- Task requirements
Determine the number of lines that contain the word "this", then state that number and nothing more.

%%

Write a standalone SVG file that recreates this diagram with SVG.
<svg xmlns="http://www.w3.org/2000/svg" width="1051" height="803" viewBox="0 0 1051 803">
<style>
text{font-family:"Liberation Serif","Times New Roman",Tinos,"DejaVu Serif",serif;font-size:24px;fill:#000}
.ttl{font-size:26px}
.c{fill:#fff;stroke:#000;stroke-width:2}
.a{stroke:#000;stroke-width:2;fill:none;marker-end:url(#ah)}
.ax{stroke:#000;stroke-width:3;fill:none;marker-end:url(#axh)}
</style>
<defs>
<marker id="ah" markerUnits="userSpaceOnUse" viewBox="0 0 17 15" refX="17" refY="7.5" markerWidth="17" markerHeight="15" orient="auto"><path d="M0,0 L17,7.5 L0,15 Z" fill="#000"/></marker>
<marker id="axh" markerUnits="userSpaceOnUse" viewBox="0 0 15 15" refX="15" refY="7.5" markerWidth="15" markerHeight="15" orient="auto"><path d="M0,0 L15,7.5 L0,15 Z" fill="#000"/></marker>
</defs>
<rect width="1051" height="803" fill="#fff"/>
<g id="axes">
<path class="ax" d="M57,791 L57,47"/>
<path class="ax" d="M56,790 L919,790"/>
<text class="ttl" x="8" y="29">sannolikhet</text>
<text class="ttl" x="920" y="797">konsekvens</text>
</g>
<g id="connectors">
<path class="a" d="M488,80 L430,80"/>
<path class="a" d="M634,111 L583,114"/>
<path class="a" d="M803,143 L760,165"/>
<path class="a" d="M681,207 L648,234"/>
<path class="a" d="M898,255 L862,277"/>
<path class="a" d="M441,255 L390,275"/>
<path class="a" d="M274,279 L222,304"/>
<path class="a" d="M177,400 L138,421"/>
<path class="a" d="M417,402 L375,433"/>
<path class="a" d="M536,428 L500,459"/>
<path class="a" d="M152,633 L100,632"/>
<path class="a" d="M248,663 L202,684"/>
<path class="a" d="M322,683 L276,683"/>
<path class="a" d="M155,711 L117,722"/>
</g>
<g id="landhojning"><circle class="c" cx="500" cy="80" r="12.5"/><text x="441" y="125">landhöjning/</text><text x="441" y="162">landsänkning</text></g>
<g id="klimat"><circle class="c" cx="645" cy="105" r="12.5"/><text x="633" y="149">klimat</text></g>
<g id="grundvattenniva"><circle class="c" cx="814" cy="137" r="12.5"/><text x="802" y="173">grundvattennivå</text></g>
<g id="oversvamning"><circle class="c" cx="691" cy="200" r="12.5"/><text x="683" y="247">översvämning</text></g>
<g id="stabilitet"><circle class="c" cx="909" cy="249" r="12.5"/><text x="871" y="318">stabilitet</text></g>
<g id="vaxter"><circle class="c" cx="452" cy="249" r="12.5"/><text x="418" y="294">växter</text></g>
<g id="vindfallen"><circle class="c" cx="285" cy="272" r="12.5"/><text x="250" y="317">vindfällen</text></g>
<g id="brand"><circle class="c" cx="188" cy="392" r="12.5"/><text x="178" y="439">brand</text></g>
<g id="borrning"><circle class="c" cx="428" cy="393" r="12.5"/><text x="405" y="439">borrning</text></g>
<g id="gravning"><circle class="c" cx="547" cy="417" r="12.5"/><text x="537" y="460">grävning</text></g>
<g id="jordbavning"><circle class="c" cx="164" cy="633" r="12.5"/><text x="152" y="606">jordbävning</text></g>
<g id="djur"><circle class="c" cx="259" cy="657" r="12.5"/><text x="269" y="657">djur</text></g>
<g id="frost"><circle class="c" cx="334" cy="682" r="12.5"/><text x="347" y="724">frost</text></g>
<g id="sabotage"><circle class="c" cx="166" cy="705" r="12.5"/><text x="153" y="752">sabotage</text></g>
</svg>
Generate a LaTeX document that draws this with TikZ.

%%

- Solution below
2